Alles ist langsam, gemessen, im Takt, in vorgeschriebenen Bewegungen, die zwischen Starre und sakraler Geste abwechseln. Manche von den Schauspielern kommen in ihren zu weiten und zu langen Seidenhosen, zu weiten und zu langen Ärmeljacken mit feierlich vornehmem Getue dahergeschritten. Die Arme, die Beine schleifen den Seidenstoff achtlos ellenlang nach. Andere starren mit ihren Masken, die lächelnd oder grotesk geschnitzt und bemalt sind, stundenlang ins Publikum hinunter, während nur das Spiel ihrer herrlichen Fächer langsam, über ihren Köpfen, unter dem Kinn, weiter agiert. Der Gesang erinnert in seiner Modulierung zuweilen seltsam an orientalische, russische, sogar an synagogale Liturgien. Die Bewegungen aber sind einzig; nirgends und nie gesehen; unvergeßlich dem, der einem Nô-Spiel zum erstenmal beiwohnt –
Die meisten unter den Zuschauern haben kleine Büchlein in der Hand, in denen der Inhalt des Spiels, das sich oben abrollt, angegeben ist. Alle aber kennen diese Stücke, den Inhalt dieser Spiele, ihre Tradition, aus lebenslanger Erfahrung. Es sind höfische, samuraische, religiöse Spiele der alten japanischen Geschichte, Stücke aus der alten Zeit Japans, Themen von schicksalhafter Bedeutung, Einmischung von Göttern und Dämonen in das Leben der Fürsten, der Ritter, des gemeinen Mannes, groteske Spiele auch, die das Leben des Bauers, des Fischers behandeln. Alles geht mit einer unerhörten Sparsamkeit der Bewegung, der Modulation vor sich. Eine Bewegung des Fächers 314 deutet an, daß der Mond scheint; der Ärmel zu den Augen erhoben, heißt: Wind bläst. Eine Blume pflücken, ein Netz aus dem Wasser ziehen, sich mit dem Schwert den Bauch aufschlitzen, dem Gott ein Opfer bringen, auf einem wilden Pferd einen Berg hinaufreiten – kurze, winzige Bewegungen, durch die Tradition vorgeschrieben, in staunenswerter Feinheit wiederholt und abgewandelt. Diese Wiederholung und Abwandlung ist es eben, was das Interesse an dem Nô-Spiel in dem kunstliebenden, der Tradition so inbrünstig ergebenen gebildeten Japaner stachelt: wie wird diese oder jene hundertmal gesehene Wendung im Spiel von dem Schauspieler diesmal dargestellt werden? Wie wird die Trommel, die Flöte diese, jene Geste begleiten? Der Zuschauer ist nicht nur Genießer, er ist auch unerbittlicher Richter. Er hat aber auch das Beste, Edelste, ja man kann sagen Erlauchteste an Schauspielertum vor sich, was Japans Schauspielerkunst und -stand aufweisen kann.

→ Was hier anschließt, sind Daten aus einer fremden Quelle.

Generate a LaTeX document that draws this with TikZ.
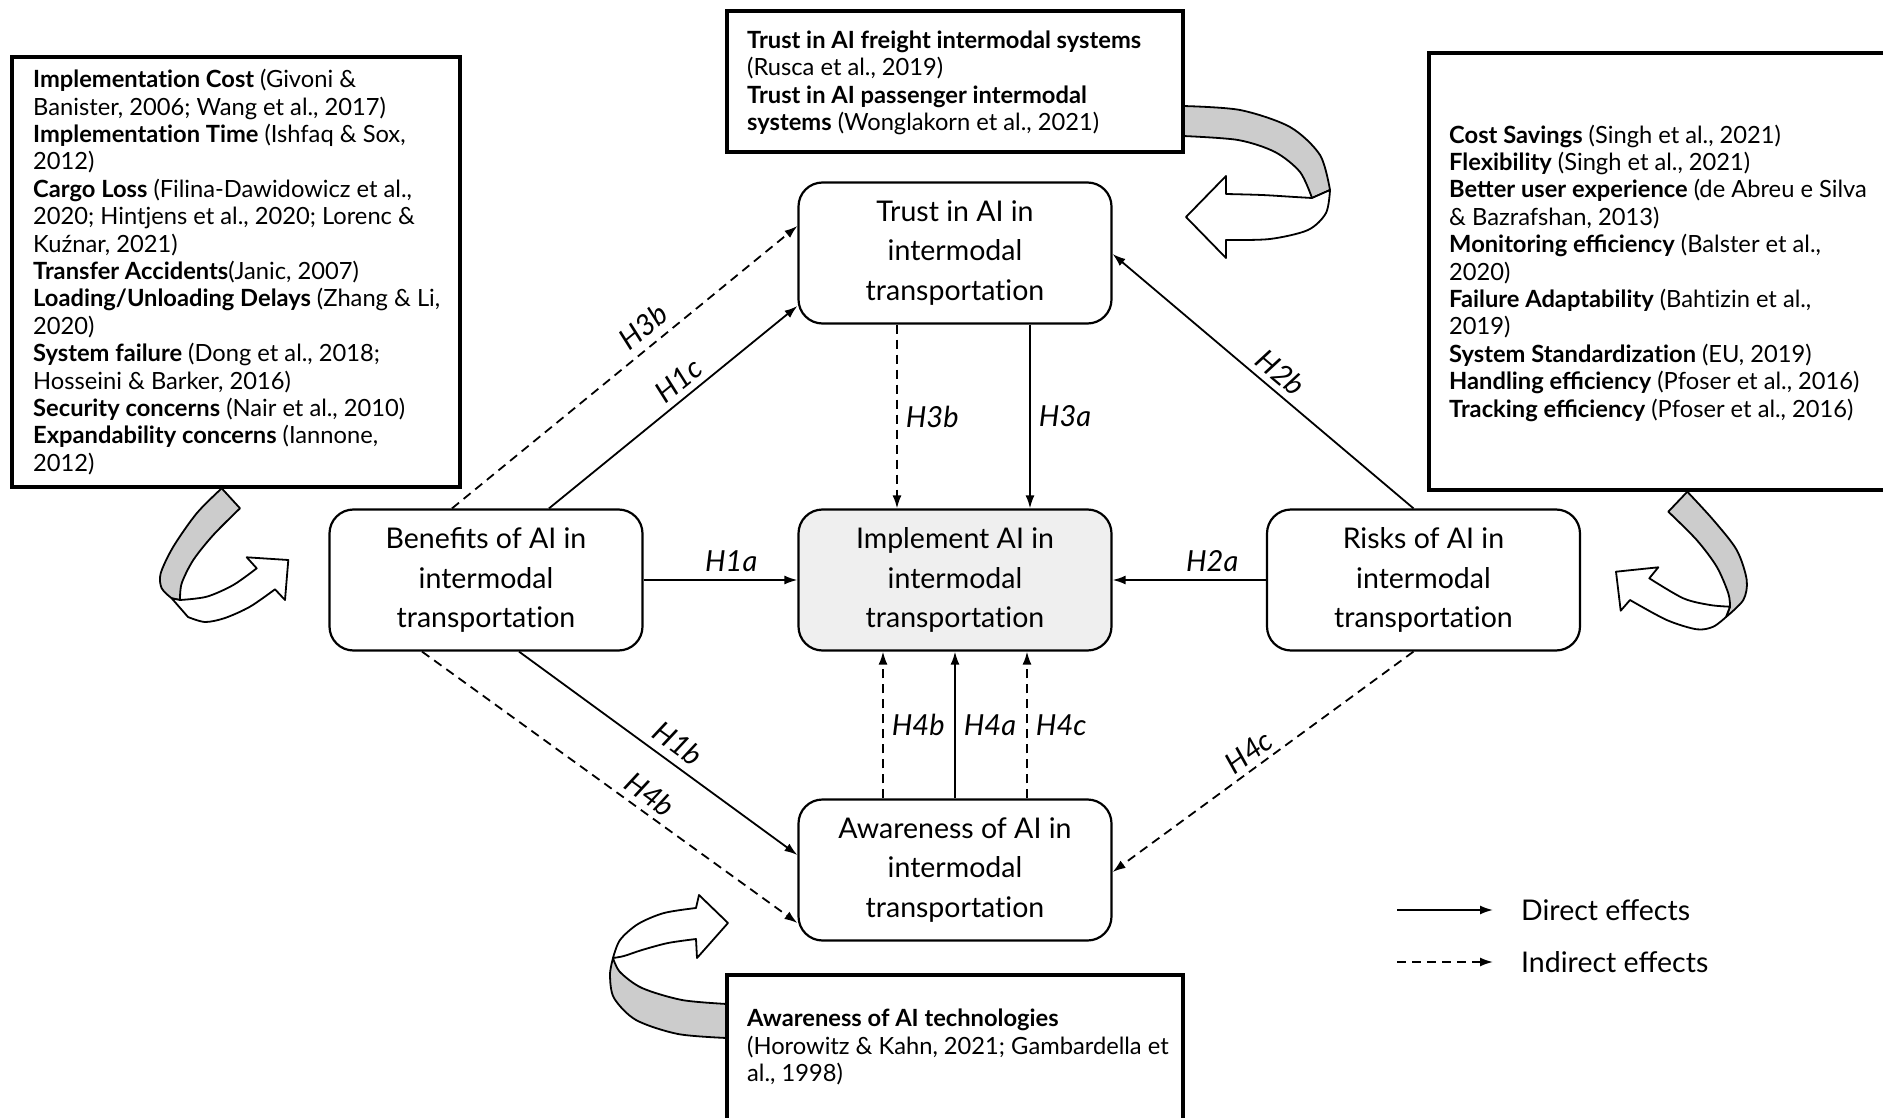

Schauspielerfamilien gibt es in Japan, die seit Hunderten von Jahren der Nô-Bühne ihre Darsteller geben. Es ist eine hochangesehene Kaste. Ihr Leben verläuft sakral, ehrwürdig und der uralten Tradition getreu wie das Leben der Priester. Gesellschaften vornehmer Japaner, Klubs zur Erhaltung, Hochhaltung und Perpetuierung der alten Gebräuche, der Tradition des Nô sorgen für diese Schauspielerelite. Ein Nô-Spiel, eine Nô-Aufführung ist fast Gottesdienst; für den Fremden, selbst wenn er den Inhalt der dargestellten Spiele kennt, ein schwer begreifliches, absonderliches, in seiner Exotik verwirrendes, aber durch die Schönheit, den Ernst und die Vornehmheit des Zusammenwirkens von Laut, Bewegung und Farbe unvergeßliches Erlebnis.